Molti bagheresi non sanno che il Museo e Villa Certosa sono lo stesso edificio. Fra l'altro, non è così facile trovarlo. Come mai? 
La disconoscenza dell’esistenza di questa struttura museale a Bagheria è causata, in parte, dal mancato interesse di molti cittadini per i problemi culturali preferendo prestare la propria attenzione a realtà che con la cultura hanno poco da spartire: ne è prova concreta che gli unici 4 cartelli stradali indicatori del Museo, comprati da me, sono stati rimossi e spariti.

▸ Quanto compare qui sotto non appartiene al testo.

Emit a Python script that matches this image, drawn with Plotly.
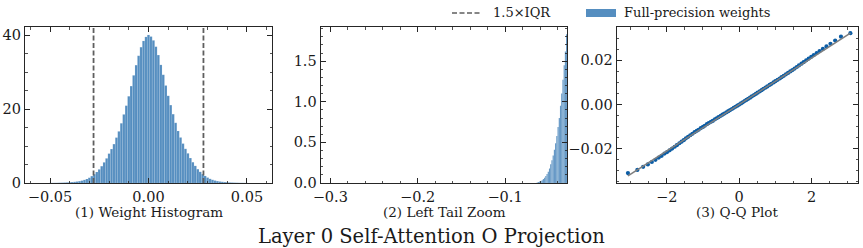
import plotly.graph_objects as go

# ---------------- data ----------------
hist_centers = [-0.05, -0.04875, -0.0475, -0.04625, -0.045, -0.04375, -0.0425, -0.04125, -0.04, -0.03875,
                -0.0375, -0.03625, -0.035, -0.03375, -0.0325, -0.03125, -0.03, -0.02875, -0.0275, -0.02625,
                -0.025, -0.02375, -0.0225, -0.02125, -0.02, -0.01875, -0.0175, -0.01625, -0.015, -0.01375,
                -0.0125, -0.01125, -0.01, -0.00875, -0.0075, -0.00625, -0.005, -0.00375, -0.0025, -0.00125,
                0.0,
                0.00125, 0.0025, 0.00375, 0.005, 0.00625, 0.0075, 0.00875, 0.01, 0.01125, 0.0125,
                0.01375, 0.015, 0.01625, 0.0175, 0.01875, 0.02, 0.02125, 0.0225, 0.02375, 0.025,
                0.02625, 0.0275, 0.02875, 0.03, 0.03125, 0.0325, 0.03375, 0.035, 0.03625, 0.0375,
                0.03875, 0.04, 0.04125, 0.0425, 0.04375, 0.045, 0.04625, 0.0475, 0.04875, 0.05]
hist_density = [0.02, 0.03, 0.04, 0.05, 0.07, 0.09, 0.12, 0.16, 0.20, 0.25,
                0.31, 0.40, 0.50, 0.64, 0.84, 1.08, 1.42, 1.86, 2.38, 2.97,
                3.68, 4.55, 5.58, 6.66, 7.95, 9.18, 10.52, 12.28, 13.96, 16.15,
                18.55, 20.92, 23.46, 26.21, 29.12, 31.88, 34.42, 36.74, 38.43, 39.52,
                40.05,
                39.61, 38.58, 36.87, 34.61, 31.95, 29.28, 26.37, 23.58, 21.07, 18.62,
                16.28, 14.07, 12.31, 10.66, 9.24, 8.02, 6.75, 5.62, 4.63, 3.74,
                3.02, 2.41, 1.91, 1.46, 1.12, 0.86, 0.66, 0.51, 0.40, 0.32,
                0.25, 0.20, 0.15, 0.12, 0.09, 0.07, 0.05, 0.04, 0.03, 0.02]
hist_bin_width = 0.00125

tail_centers = [-0.0631, -0.0617, -0.0603, -0.0589, -0.0575, -0.0561, -0.0547, -0.0533, -0.0519, -0.0505,
                -0.0491, -0.0477, -0.0463, -0.0449, -0.0435, -0.0421, -0.0407, -0.0393, -0.0379, -0.0365,
                -0.0351, -0.0337, -0.0323, -0.0309, -0.0295]
tail_density = [0.007, 0.011, 0.017, 0.025, 0.035, 0.048, 0.065, 0.085, 0.11, 0.14,
                0.18, 0.23, 0.28, 0.34, 0.41, 0.49, 0.58, 0.69, 0.80, 0.95,
                1.10, 1.27, 1.45, 1.62, 1.83]
tail_bin_width = 0.0014

iqr_bounds = [-0.0279, 0.0279]

qq_theoretical = [-3.07, -2.81, -2.65, -2.52, -2.41, -2.31, -2.22, -2.14, -2.06, -1.99,
                  -1.92, -1.85, -1.78, -1.72, -1.65, -1.59, -1.53, -1.47, -1.41, -1.35,
                  -1.29, -1.23, -1.17, -1.12, -1.06, -1.00, -0.95, -0.89, -0.84, -0.78,
                  -0.73, -0.67, -0.62, -0.57, -0.51, -0.46, -0.41, -0.35, -0.30, -0.25,
                  -0.20, -0.15, -0.10, -0.05, 0.00,
                  0.05, 0.10, 0.15, 0.20, 0.25, 0.30, 0.35, 0.41, 0.46, 0.51,
                  0.57, 0.62, 0.67, 0.73, 0.78, 0.84, 0.89, 0.95, 1.00, 1.06,
                  1.12, 1.17, 1.23, 1.29, 1.35, 1.41, 1.47, 1.53, 1.59, 1.65,
                  1.72, 1.78, 1.85, 1.92, 1.99, 2.06, 2.14, 2.22, 2.31, 2.41,
                  2.52, 2.65, 2.81, 3.07]
qq_sample = [-0.0310, -0.0296, -0.0282, -0.0271, -0.0260, -0.0250, -0.0240, -0.0232, -0.0222, -0.0215,
             -0.0207, -0.0199, -0.0191, -0.0184, -0.0175, -0.0168, -0.0161, -0.0153, -0.0146, -0.0139,
             -0.0132, -0.0125, -0.0119, -0.0114, -0.0107, -0.0101, -0.0096, -0.0089, -0.0084, -0.0078,
             -0.0074, -0.0067, -0.0062, -0.0057, -0.0051, -0.0046, -0.0041, -0.0035, -0.0030, -0.0025,
             -0.0020, -0.0015, -0.0010, -0.0005, 0.0000,
             0.0005, 0.0010, 0.0016, 0.0021, 0.0026, 0.0031, 0.0037, 0.0043, 0.0048, 0.0054,
             0.0060, 0.0065, 0.0071, 0.0077, 0.0082, 0.0089, 0.0094, 0.0100, 0.0106, 0.0112,
             0.0118, 0.0124, 0.0130, 0.0137, 0.0143, 0.0150, 0.0156, 0.0163, 0.0170, 0.0177,
             0.0185, 0.0192, 0.0200, 0.0208, 0.0216, 0.0224, 0.0233, 0.0242, 0.0252, 0.0263,
             0.0275, 0.0290, 0.0307, 0.0323]
qq_line_x = [-3.07, 3.07]
qq_line_y = [-0.0323, 0.0323]

panel_titles = ["(1) Weight Histogram", "(2) Left Tail Zoom", "(3) Q-Q Plot"]
main_title = "Layer 0 Self-Attention O Projection"
legend_labels = ["1.5\u00d7IQR", "Full-precision weights"]

# ---------------- styling ----------------
W, H = 863, 248
FONT = "DejaVu Serif"
BAR_COLOR = "#558ec0"
PT_COLOR = "#0c5da5"
DASH_COLOR = "#5f5f5f"


def px_x(p):
    return p / W


def px_y(p):
    return 1 - p / H


fig = go.Figure()

fig.add_trace(go.Bar(x=hist_centers, y=hist_density, width=hist_bin_width,
                     marker=dict(color=BAR_COLOR, line=dict(color="rgba(255,255,255,0.35)", width=0.3)),
                     xaxis="x", yaxis="y", showlegend=False))
fig.add_trace(go.Bar(x=tail_centers, y=tail_density, width=tail_bin_width,
                     marker=dict(color=BAR_COLOR, line=dict(color="rgba(255,255,255,0.35)", width=0.3)),
                     xaxis="x2", yaxis="y2", showlegend=False))
fig.add_trace(go.Scatter(x=qq_theoretical, y=qq_sample, mode="markers",
                         marker=dict(color=PT_COLOR, size=4.2, line=dict(width=0)),
                         xaxis="x3", yaxis="y3", showlegend=False))
fig.add_trace(go.Scatter(x=qq_line_x, y=qq_line_y, mode="lines",
                         line=dict(color="#7f7f7f", width=1.6),
                         xaxis="x3", yaxis="y3", showlegend=False))

for b in iqr_bounds:
    fig.add_shape(type="line", xref="x", yref="y domain", x0=b, x1=b, y0=0, y1=1,
                  line=dict(color=DASH_COLOR, width=1.8, dash="5px,2.5px"))

axis_common = dict(showline=True, linecolor="#262626", linewidth=1.1, mirror="allticks",
                   ticks="inside", ticklen=5, tickwidth=1, tickcolor="#262626",
                   showgrid=False, zeroline=False, automargin=False,
                   tickfont=dict(family=FONT, size=14.5, color="#1a1a1a"))


def ax(**kw):
    d = dict(axis_common)
    d.update(kw)
    return d


ytop, ybot = px_y(27), px_y(183)
dom1 = [px_x(25), px_x(272)]
dom2 = [px_x(320.7), px_x(567.3)]
dom3 = [px_x(616.7), px_x(858)]

minor_style = dict(ticks="inside", ticklen=2.5, tickwidth=0.8, tickcolor="#262626", showgrid=False)

fig.update_layout(
    width=W, height=H, margin=dict(l=0, r=0, t=0, b=0, autoexpand=False),
    paper_bgcolor="white", plot_bgcolor="white", bargap=0,
    showlegend=False,
    font=dict(family=FONT, color="#1a1a1a"),
    xaxis=ax(domain=dom1, anchor="y", range=[-0.0627, 0.0627], tickvals=[-0.05, 0, 0.05],
             tickformat=".2f", minor=dict(minor_style, dtick=0.01, tick0=0)),
    yaxis=ax(domain=[ybot, ytop], anchor="x", range=[0, 42.2], tickvals=[0, 20, 40],
             minor=dict(minor_style, dtick=5, tick0=0)),
    xaxis2=ax(domain=dom2, anchor="y2", range=[-0.311, -0.0288], tickvals=[-0.3, -0.2, -0.1],
              tickformat=".1f", minor=dict(minor_style, dtick=0.02, tick0=0)),
    yaxis2=ax(domain=[ybot, ytop], anchor="x2", range=[0, 1.92], tickvals=[0, 0.5, 1.0, 1.5],
              tickformat=".1f", minor=dict(minor_style, dtick=0.1, tick0=0)),
    xaxis3=ax(domain=dom3, anchor="y3", range=[-3.38, 3.28], tickvals=[-2, 0, 2],
              minor=dict(minor_style, dtick=0.5, tick0=0)),
    yaxis3=ax(domain=[ybot, ytop], anchor="x3", range=[-0.0355, 0.0351], tickvals=[-0.02, 0, 0.02],
              tickformat=".2f", minor=dict(minor_style, dtick=0.005, tick0=0)),
)

# panel captions
for dom, t in zip([dom1, dom2, dom3], panel_titles):
    fig.add_annotation(text=t, xref="paper", yref="paper", x=(dom[0] + dom[1]) / 2, y=px_y(212),
                       showarrow=False, xanchor="center", yanchor="middle",
                       font=dict(family=FONT, size=13.5, color="#1a1a1a"))

# main title
fig.add_annotation(text=main_title, xref="paper", yref="paper", x=0.5, y=px_y(236),
                   showarrow=False, xanchor="center", yanchor="middle",
                   font=dict(family=FONT, size=19.5, color="#1a1a1a"))

# manual legend
fig.add_shape(type="line", xref="paper", yref="paper", x0=px_x(452), x1=px_x(482),
              y0=px_y(13), y1=px_y(13), line=dict(color=DASH_COLOR, width=1.6, dash="5px,2.5px"))
fig.add_annotation(text=legend_labels[0], xref="paper", yref="paper", x=px_x(491), y=px_y(13),
                   showarrow=False, xanchor="left", yanchor="middle",
                   font=dict(family=FONT, size=13, color="#1a1a1a"))
fig.add_shape(type="rect", xref="paper", yref="paper", x0=px_x(586), x1=px_x(616),
              y0=px_y(17), y1=px_y(9), line=dict(width=0), fillcolor=BAR_COLOR)
fig.add_annotation(text=legend_labels[1], xref="paper", yref="paper", x=px_x(622), y=px_y(13),
                   showarrow=False, xanchor="left", yanchor="middle",
                   font=dict(family=FONT, size=13, color="#1a1a1a"))

fig.write_html("out.html",
               config={"displayModeBar": False, "staticPlot": True},
               post_script="document.body.style.margin='0';document.body.style.padding='0';"
                           "document.body.style.overflow='hidden';")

C'è un lavoro di cera o un giocattolo che di per sé vale la visita secondo lei? C'è un aneddoto da raccontare e condividere? 
Per giustificare una visita al Museo, fra i 2500 reperti esposti, basterebbe soltanto una piccola pistola giocattolo realizzata da un papà ebreo per il proprio figlioletto con lui rinchiuso nel campo di sterminio nazista di Mauthausen in Austria.
Quali sue esperienze professionali e personali mette nella gestione del Museo? 
Nel Museo metto ogni mia energia derivante dal mio lavoro cinquantennale di antiquario, di restauratore collaboratore della Soprintendenza ai BB.CC.AA di Palermo, la mia attività di studioso del mondo ludico dell’infanzia e di editore dei miei libri.


Che cosa vorrebbe dire all'Amministrazione e ai cittadini riguardo l'importanza del Museo?
Una sola cosa non mi stancherò mai di chiedere agli Amministratori e ai cittadini: Non lasciatemi solo! Stante la mia età, verrà il giorno della mia dipartita e il Museo, fatica e sacrificio della mia vita intera, dovrà avere la certezza di poter continuare la missione per la quale lo ho creato: Ricordare ai piccoli di come eravamo e ai grandi che non hanno dimenticato di essere stati anche loro bambini di tramandare alle generazioni future il ricordo del nostro passato senza del quale non ci sarà mai il futuro. Giovanni Zambito.